■ Problem details: Pull out every line with the word "chart".

■ Data provided:
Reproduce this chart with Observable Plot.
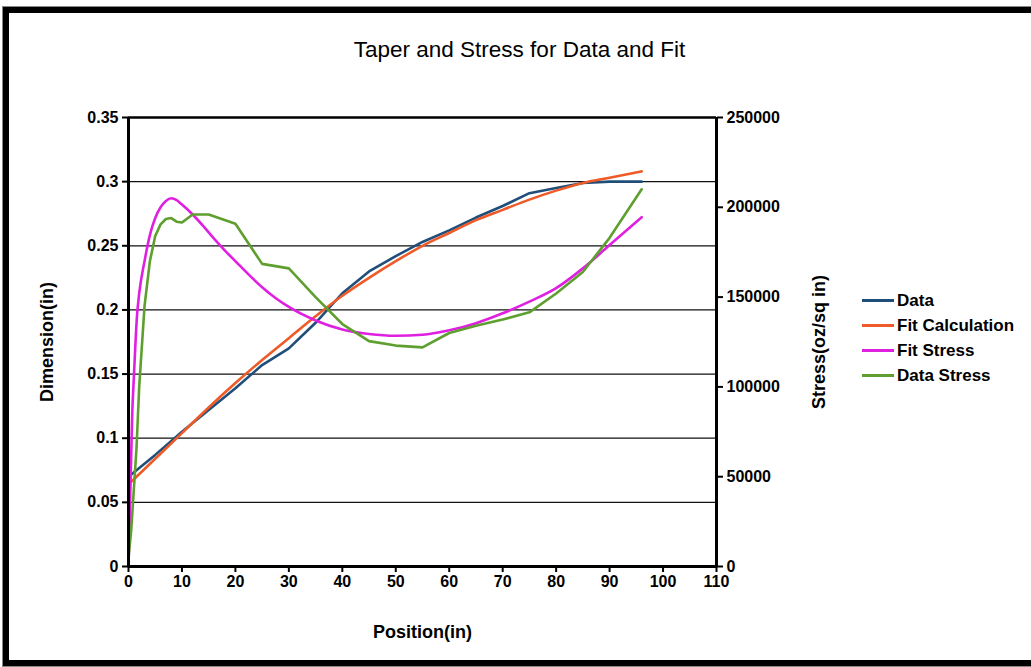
<!DOCTYPE html>
<html><head><meta charset="utf-8">
<script src="https://cdn.jsdelivr.net/npm/d3@7"></script>
<script src="https://cdn.jsdelivr.net/npm/@observablehq/plot@0.6"></script>
<style>
html,body{margin:0;padding:0;background:#fff;overflow:hidden;}
#wrap{position:relative;width:1031px;height:667px;font-family:"Liberation Sans",Arial,sans-serif;color:#000;}
#frame{position:absolute;left:3px;top:7px;width:1100px;height:647px;border:6px solid #000;box-shadow:0 0 0 1px #888;pointer-events:none;z-index:3}
#title{position:absolute;left:0;width:1039px;top:37px;text-align:center;font-size:22.5px;z-index:2}
#legend{position:absolute;left:862px;top:288px;font-weight:bold;font-size:17px;z-index:2}
.item{display:flex;align-items:center;height:25px;white-space:nowrap}
.sw{width:32px;height:3px;margin-right:3px}
#chart{position:absolute;left:0;top:0}
</style></head>
<body>
<div id="wrap">
  <div id="chart"></div>
  <div id="title"></div>
  <div id="legend"></div>
  <div id="frame"></div>
</div>
<script>
const titleText = "Taper and Stress for Data and Fit";
const xLabel = "Position(in)";
const yLeftLabel = "Dimension(in)";
const yRightLabel = "Stress(oz/sq in)";

const xTicks = [0, 10, 20, 30, 40, 50, 60, 70, 80, 90, 100, 110];
const leftTicks = [0, 0.05, 0.1, 0.15, 0.2, 0.25, 0.3, 0.35];
const rightTicks = [0, 50000, 100000, 150000, 200000, 250000];

const seriesNames = ["Data", "Fit Calculation", "Fit Stress", "Data Stress"];
const seriesColors = ["#1F4E7A", "#EE5A28", "#E020E0", "#5E9F2F"];

// Data (dimension, in)
const dataPos = [0, 5, 10, 15, 20, 25, 30, 35, 40, 45, 50, 55, 60, 65, 70, 75, 80, 85, 90, 96];
const dataDim = [0.070, 0.087, 0.105, 0.122, 0.139, 0.157, 0.170, 0.190, 0.213, 0.230, 0.242, 0.253, 0.262, 0.272, 0.281, 0.291, 0.295, 0.299, 0.300, 0.300];

// Fit Calculation (dimension, in)
const fitPos = [0, 5, 10, 15, 20, 25, 30, 35, 40, 45, 50, 55, 60, 65, 70, 75, 80, 85, 90, 96];
const fitDim = [0.064, 0.084, 0.104, 0.124, 0.143, 0.161, 0.178, 0.195, 0.211, 0.225, 0.238, 0.250, 0.260, 0.270, 0.278, 0.286, 0.293, 0.299, 0.303, 0.308];

// Fit Stress (oz/sq in)
const fitStressPos = [0, 0.25, 0.7, 1, 1.6, 2, 3, 4, 5, 6, 7, 8, 9, 10, 12, 14, 16, 18, 20, 22.5, 25, 27.5, 30, 35, 40, 45, 50, 55, 60, 65, 70, 75, 80, 85, 90, 96];
const fitStress = [0, 30000, 85000, 105000, 140000, 152000, 170000, 184500, 194000, 200000, 203500, 205000, 204000, 201500, 196000, 189500, 182500, 176000, 170000, 162500, 155500, 149500, 144500, 137000, 132000, 129500, 128500, 129000, 131500, 135500, 141000, 147500, 155000, 166000, 179000, 194500];

// Data Stress (oz/sq in)
const dataStressPos = [0, 0.5, 1, 1.5, 2, 3, 4, 5, 6, 7, 8, 9, 10, 12, 15, 20, 25, 30, 35, 40, 45, 50, 55, 60, 65, 70, 75, 80, 85, 90, 96];
const dataStress = [5000, 20000, 43000, 66000, 100000, 145000, 170000, 184000, 190500, 193500, 194000, 192000, 191500, 196000, 196000, 190800, 168500, 166000, 150000, 135000, 125500, 123000, 122000, 130000, 134000, 137500, 141500, 152000, 164000, 183000, 210000];

const k = 0.35 / 250000; // right axis -> left axis

const rows = (xs, ys, name) => xs.map((x, i) => ({x, y: ys[i], name}));
const dData = rows(dataPos, dataDim, seriesNames[0]);
const dFit = rows(fitPos, fitDim, seriesNames[1]);
const dFitS = rows(fitStressPos, fitStress, seriesNames[2]);
const dDataS = rows(dataStressPos, dataStress, seriesNames[3]);

const base = {strokeWidth: 2.6, strokeLinejoin: "round", strokeLinecap: "round"};

const chart = Plot.plot({
  width: 1031,
  height: 667,
  marginLeft: 128,
  marginRight: 315,
  marginTop: 117,
  marginBottom: 101,
  style: {fontFamily: "'Liberation Sans', Arial, sans-serif", fontWeight: "bold", color: "#000", background: "transparent"},
  x: {domain: [0, 110]},
  y: {domain: [0, 0.35]},
  marks: [
    Plot.ruleY(leftTicks.slice(1, -1), {stroke: "#111", strokeWidth: 1.3}),
    Plot.ruleY([0.35], {stroke: "#000", strokeWidth: 2.5}),
    Plot.line(dData, {...base, x: "x", y: "y", stroke: seriesColors[0]}),
    Plot.line(dFit, {...base, x: "x", y: "y", stroke: seriesColors[1], curve: "monotone-x"}),
    Plot.line(dFitS, {...base, x: "x", y: d => d.y * k, stroke: seriesColors[2], curve: "monotone-x"}),
    Plot.line(dDataS, {...base, x: "x", y: d => d.y * k, stroke: seriesColors[3]}),
    Plot.ruleX([0], {stroke: "#000", strokeWidth: 3}),
    Plot.ruleX([110], {stroke: "#000", strokeWidth: 3}),
    Plot.ruleY([0], {stroke: "#000", strokeWidth: 3}),
    Plot.axisX({ticks: xTicks, tickSize: 6, tickPadding: 3, fontSize: 16, fontWeight: "bold", strokeWidth: 2, label: null, tickFormat: d => String(d)}),
    Plot.axisY({ticks: leftTicks, anchor: "left", tickSize: 6, tickPadding: 4, fontSize: 16, fontWeight: "bold", strokeWidth: 2, label: null, tickFormat: d => String(d)}),
    Plot.axisY({ticks: rightTicks.map(d => d * k), anchor: "right", tickSize: 6, tickPadding: 4, fontSize: 16, fontWeight: "bold", strokeWidth: 2, label: null, tickFormat: d => String(Math.round(d / k))}),
    Plot.text([yLeftLabel], {text: d => d, frameAnchor: "left", dx: -81, rotate: -90, textAnchor: "middle", lineAnchor: "middle", fontSize: 18, fontWeight: "bold"}),
    Plot.text([yRightLabel], {text: d => d, frameAnchor: "right", dx: 103, rotate: -90, textAnchor: "middle", lineAnchor: "middle", fontSize: 18, fontWeight: "bold"}),
    Plot.text([xLabel], {text: d => d, frameAnchor: "bottom", dy: 66, textAnchor: "middle", lineAnchor: "middle", fontSize: 18, fontWeight: "bold"})
  ]
});
document.getElementById("chart").appendChild(chart);
document.getElementById("title").textContent = titleText;

const legend = document.getElementById("legend");
seriesNames.forEach((n, i) => {
  const it = document.createElement("div");
  it.className = "item";
  const sw = document.createElement("div");
  sw.className = "sw";
  sw.style.background = seriesColors[i];
  const t = document.createElement("span");
  t.textContent = n;
  it.appendChild(sw); it.appendChild(t);
  legend.appendChild(it);
});
</script>
</body></html>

■ Expected answer:
Reproduce this chart with Observable Plot.
#chart{position:absolute;left:0;top:0}
  <div id="chart"></div>
const chart = Plot.plot({
document.getElementById("chart").appendChild(chart);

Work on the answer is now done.